> _Directions_
Reproduce, character for character, the lines below from the first through the one with "const py = v => (H - MB - v) / PH;". Leave pictures out.

> _Source excerpt_
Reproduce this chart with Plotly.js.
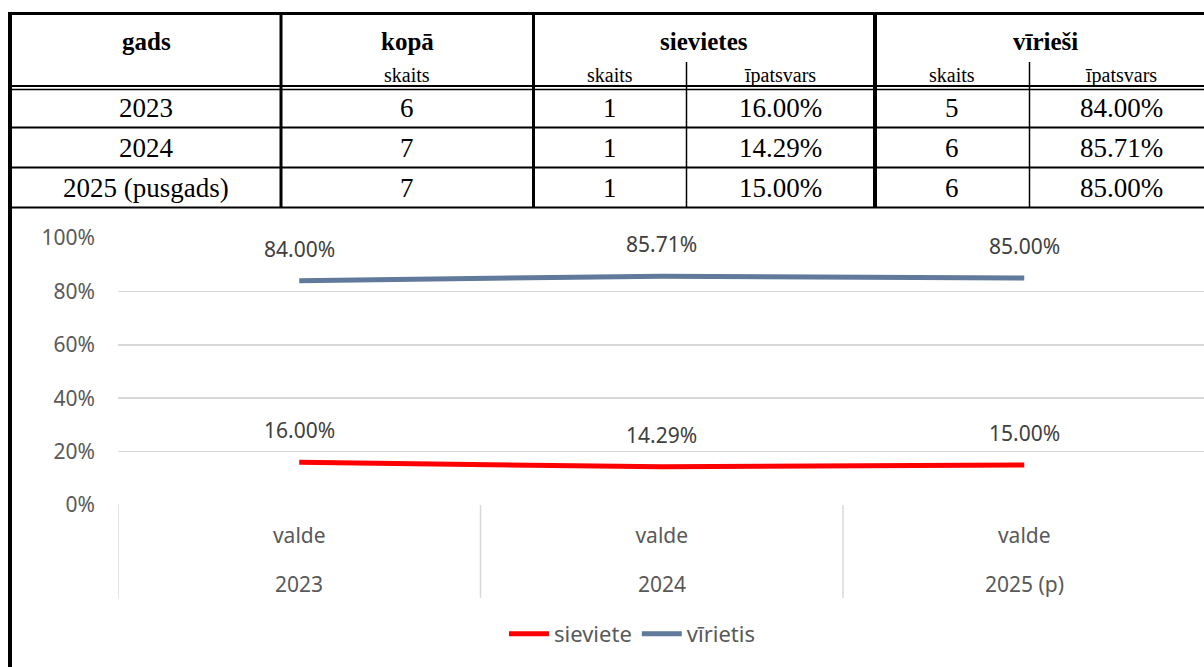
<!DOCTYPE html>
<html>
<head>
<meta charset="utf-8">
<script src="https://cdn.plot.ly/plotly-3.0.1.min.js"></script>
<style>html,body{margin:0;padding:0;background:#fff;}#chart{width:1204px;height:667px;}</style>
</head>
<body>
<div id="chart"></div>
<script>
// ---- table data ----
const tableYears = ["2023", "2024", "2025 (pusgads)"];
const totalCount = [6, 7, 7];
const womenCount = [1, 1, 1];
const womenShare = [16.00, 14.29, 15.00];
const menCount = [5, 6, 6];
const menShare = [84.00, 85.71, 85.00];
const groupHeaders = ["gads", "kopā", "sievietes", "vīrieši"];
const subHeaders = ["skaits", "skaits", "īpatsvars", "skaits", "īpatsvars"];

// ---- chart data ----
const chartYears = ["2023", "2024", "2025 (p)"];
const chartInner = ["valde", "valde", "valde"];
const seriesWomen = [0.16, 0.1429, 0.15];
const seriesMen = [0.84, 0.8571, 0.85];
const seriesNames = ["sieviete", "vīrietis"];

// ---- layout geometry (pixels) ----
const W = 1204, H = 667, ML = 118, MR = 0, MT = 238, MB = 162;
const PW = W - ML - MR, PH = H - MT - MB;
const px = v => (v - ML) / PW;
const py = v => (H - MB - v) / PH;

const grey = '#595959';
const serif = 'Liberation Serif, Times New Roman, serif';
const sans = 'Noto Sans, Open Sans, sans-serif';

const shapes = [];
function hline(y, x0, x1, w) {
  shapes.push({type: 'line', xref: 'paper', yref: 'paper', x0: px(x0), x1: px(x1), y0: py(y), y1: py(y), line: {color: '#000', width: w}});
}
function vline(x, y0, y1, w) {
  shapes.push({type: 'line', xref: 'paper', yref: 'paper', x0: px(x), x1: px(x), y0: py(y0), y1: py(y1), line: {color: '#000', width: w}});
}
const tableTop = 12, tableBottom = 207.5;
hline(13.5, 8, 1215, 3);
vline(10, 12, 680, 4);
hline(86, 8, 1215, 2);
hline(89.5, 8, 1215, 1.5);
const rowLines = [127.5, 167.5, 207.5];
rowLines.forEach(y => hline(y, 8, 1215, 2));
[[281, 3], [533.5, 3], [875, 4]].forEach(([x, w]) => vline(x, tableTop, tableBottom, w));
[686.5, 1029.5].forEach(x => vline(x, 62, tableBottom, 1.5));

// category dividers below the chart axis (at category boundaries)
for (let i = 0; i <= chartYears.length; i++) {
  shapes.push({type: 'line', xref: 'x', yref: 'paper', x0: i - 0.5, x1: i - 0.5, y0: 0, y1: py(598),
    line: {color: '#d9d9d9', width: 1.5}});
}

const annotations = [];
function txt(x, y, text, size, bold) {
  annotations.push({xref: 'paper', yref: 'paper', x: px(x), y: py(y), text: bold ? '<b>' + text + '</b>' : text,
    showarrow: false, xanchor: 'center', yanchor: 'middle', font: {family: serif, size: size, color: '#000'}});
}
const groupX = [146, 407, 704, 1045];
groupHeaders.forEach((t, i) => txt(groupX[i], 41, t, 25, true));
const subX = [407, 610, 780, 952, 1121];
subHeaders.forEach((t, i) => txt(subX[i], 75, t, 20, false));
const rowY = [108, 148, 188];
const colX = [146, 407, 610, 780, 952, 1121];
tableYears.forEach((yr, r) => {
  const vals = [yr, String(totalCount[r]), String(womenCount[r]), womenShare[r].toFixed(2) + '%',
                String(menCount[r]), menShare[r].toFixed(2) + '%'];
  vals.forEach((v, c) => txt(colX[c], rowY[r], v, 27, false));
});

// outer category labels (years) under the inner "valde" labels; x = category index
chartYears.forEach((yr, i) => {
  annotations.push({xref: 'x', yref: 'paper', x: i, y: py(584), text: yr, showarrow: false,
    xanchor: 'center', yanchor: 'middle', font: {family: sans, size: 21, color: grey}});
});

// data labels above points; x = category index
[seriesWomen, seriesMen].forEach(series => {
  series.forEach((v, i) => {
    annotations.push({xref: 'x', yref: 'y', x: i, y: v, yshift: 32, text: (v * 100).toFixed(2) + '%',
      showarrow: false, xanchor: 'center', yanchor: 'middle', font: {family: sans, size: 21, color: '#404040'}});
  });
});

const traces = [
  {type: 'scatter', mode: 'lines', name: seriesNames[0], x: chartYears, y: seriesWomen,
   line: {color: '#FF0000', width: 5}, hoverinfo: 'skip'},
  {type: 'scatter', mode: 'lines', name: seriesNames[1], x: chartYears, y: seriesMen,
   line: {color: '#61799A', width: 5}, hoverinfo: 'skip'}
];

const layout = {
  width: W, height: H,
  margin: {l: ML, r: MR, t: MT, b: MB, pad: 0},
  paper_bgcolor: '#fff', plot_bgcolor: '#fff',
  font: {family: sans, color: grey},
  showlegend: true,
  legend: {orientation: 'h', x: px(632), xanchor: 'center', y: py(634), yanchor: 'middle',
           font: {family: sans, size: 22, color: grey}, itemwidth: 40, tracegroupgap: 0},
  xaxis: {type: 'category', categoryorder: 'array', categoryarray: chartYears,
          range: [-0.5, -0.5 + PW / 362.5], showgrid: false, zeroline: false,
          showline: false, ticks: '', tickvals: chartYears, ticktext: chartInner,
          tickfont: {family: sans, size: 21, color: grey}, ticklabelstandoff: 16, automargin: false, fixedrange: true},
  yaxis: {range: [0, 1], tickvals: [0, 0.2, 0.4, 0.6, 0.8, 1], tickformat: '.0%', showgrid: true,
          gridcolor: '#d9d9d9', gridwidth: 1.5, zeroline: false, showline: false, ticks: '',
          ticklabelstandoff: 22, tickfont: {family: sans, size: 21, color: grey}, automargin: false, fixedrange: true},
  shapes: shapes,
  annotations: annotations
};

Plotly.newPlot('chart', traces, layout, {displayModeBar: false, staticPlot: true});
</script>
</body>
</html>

> _Solution to the problem_
Reproduce this chart with Plotly.js.
<!DOCTYPE html>
<html>
<head>
<meta charset="utf-8">
<script src="https://cdn.plot.ly/plotly-3.0.1.min.js"></script>
<style>html,body{margin:0;padding:0;background:#fff;}#chart{width:1204px;height:667px;}</style>
</head>
<body>
<div id="chart"></div>
<script>
// ---- table data ----
const tableYears = ["2023", "2024", "2025 (pusgads)"];
const totalCount = [6, 7, 7];
const womenCount = [1, 1, 1];
const womenShare = [16.00, 14.29, 15.00];
const menCount = [5, 6, 6];
const menShare = [84.00, 85.71, 85.00];
const groupHeaders = ["gads", "kopā", "sievietes", "vīrieši"];
const subHeaders = ["skaits", "skaits", "īpatsvars", "skaits", "īpatsvars"];

// ---- chart data ----
const chartYears = ["2023", "2024", "2025 (p)"];
const chartInner = ["valde", "valde", "valde"];
const seriesWomen = [0.16, 0.1429, 0.15];
const seriesMen = [0.84, 0.8571, 0.85];
const seriesNames = ["sieviete", "vīrietis"];

// ---- layout geometry (pixels) ----
const W = 1204, H = 667, ML = 118, MR = 0, MT = 238, MB = 162;
const PW = W - ML - MR, PH = H - MT - MB;
const px = v => (v - ML) / PW;
const py = v => (H - MB - v) / PH;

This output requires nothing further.